### Entries ###
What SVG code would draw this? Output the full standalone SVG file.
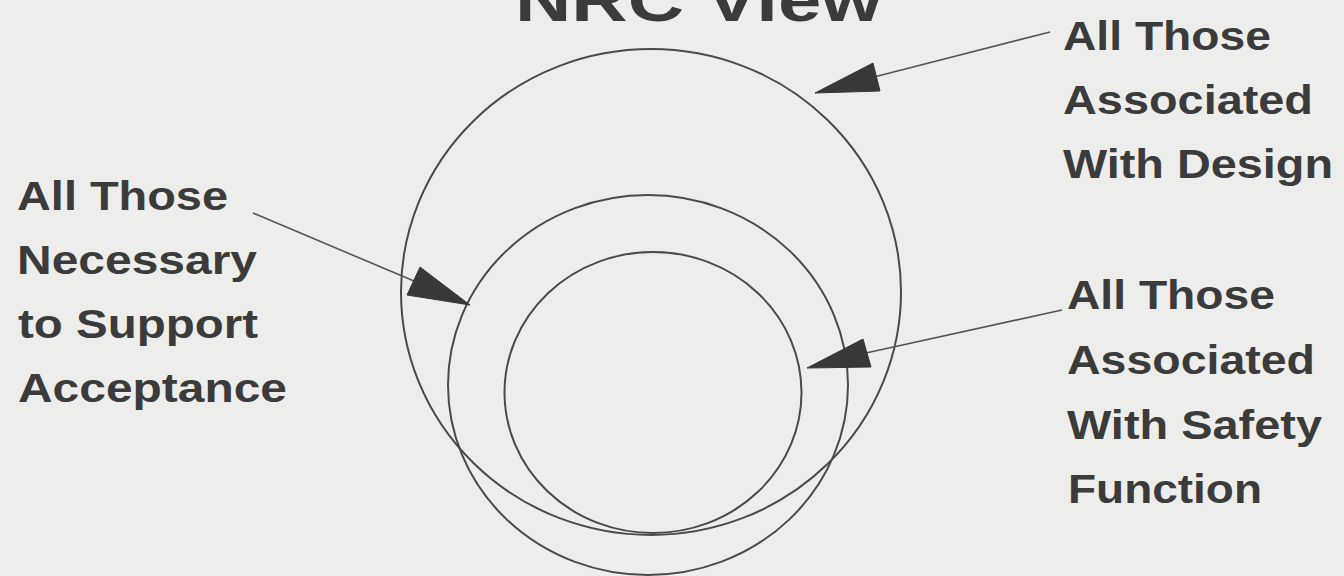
###
### Entries ###
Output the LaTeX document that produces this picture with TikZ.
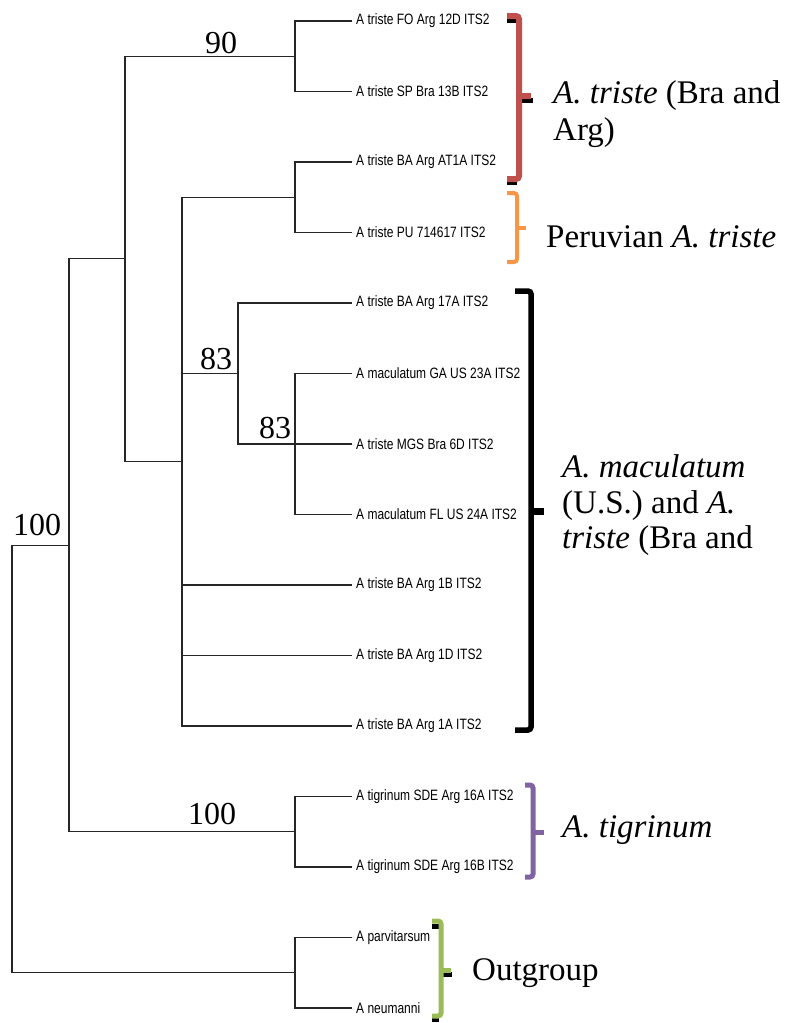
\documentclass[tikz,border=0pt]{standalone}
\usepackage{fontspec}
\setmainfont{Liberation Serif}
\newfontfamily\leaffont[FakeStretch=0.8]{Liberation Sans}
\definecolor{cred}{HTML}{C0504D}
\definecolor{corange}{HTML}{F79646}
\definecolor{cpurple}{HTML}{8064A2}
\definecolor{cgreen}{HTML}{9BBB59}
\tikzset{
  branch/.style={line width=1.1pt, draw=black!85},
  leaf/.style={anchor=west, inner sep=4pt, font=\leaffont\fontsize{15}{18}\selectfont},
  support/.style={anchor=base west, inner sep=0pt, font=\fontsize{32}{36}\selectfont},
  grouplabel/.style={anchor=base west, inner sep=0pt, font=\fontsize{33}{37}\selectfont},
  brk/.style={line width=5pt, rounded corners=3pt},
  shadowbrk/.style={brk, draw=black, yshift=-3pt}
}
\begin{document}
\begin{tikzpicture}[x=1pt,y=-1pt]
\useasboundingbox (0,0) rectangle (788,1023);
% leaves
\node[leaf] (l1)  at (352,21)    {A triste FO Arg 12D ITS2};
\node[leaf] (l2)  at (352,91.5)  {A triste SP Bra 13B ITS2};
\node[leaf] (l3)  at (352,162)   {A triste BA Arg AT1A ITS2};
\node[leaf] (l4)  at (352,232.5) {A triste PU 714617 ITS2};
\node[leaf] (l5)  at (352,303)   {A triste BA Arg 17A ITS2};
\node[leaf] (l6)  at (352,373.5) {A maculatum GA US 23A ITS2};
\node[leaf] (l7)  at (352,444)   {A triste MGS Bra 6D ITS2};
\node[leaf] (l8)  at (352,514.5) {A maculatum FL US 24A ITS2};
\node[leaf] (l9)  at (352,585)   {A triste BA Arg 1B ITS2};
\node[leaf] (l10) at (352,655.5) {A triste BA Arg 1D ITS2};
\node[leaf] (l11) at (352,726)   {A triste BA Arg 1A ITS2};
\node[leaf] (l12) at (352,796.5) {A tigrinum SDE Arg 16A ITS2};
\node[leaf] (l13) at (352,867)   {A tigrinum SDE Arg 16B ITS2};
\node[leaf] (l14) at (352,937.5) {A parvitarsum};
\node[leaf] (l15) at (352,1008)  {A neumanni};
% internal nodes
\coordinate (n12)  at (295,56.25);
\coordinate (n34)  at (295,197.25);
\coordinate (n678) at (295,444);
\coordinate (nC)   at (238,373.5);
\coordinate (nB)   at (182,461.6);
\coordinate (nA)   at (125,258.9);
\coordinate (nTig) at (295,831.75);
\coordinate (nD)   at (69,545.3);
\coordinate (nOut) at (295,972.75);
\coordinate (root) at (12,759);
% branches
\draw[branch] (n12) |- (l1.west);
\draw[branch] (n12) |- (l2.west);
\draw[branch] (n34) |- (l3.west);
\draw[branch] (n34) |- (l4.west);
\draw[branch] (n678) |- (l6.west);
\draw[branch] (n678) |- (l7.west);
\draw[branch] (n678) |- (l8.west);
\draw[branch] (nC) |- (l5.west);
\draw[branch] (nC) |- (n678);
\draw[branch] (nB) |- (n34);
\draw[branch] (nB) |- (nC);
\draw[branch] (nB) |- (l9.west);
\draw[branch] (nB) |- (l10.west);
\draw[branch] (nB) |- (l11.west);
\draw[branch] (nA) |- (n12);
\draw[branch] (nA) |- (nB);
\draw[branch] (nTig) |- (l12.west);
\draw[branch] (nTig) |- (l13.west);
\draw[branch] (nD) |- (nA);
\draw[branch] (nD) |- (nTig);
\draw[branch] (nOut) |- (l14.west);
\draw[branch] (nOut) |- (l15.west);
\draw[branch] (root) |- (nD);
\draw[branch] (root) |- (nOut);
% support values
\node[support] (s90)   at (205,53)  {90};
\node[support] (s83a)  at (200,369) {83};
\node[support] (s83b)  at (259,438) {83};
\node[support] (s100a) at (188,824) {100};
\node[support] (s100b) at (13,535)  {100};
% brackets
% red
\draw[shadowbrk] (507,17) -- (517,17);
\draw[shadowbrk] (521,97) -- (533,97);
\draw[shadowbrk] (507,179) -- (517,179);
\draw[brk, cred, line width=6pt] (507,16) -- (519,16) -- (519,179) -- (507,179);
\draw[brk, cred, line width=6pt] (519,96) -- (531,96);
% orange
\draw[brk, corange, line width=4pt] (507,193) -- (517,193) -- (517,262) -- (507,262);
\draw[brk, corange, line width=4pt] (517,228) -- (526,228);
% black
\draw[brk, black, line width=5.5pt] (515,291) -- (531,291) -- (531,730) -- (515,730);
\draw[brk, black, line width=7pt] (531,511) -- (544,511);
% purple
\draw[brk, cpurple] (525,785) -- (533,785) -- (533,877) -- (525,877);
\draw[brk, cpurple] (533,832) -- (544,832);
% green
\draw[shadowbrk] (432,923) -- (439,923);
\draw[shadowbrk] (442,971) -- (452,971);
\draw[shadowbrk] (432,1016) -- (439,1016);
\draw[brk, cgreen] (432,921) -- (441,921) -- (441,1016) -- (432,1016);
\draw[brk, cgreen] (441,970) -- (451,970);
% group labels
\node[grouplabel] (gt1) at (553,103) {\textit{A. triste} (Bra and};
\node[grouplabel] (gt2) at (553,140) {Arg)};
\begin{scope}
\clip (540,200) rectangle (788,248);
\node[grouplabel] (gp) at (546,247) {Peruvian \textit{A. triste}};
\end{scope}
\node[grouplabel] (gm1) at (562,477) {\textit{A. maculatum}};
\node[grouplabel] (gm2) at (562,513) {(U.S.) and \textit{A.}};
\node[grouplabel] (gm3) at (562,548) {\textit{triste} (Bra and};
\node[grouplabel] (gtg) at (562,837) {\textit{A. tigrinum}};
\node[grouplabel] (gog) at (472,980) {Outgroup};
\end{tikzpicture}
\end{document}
###
* **Task details**:
Scan the material above for the string "standalone" and report each line where you find it.

* **Exercise output**:
What SVG code would draw this? Output the full standalone SVG file.
\documentclass[tikz,border=0pt]{standalone}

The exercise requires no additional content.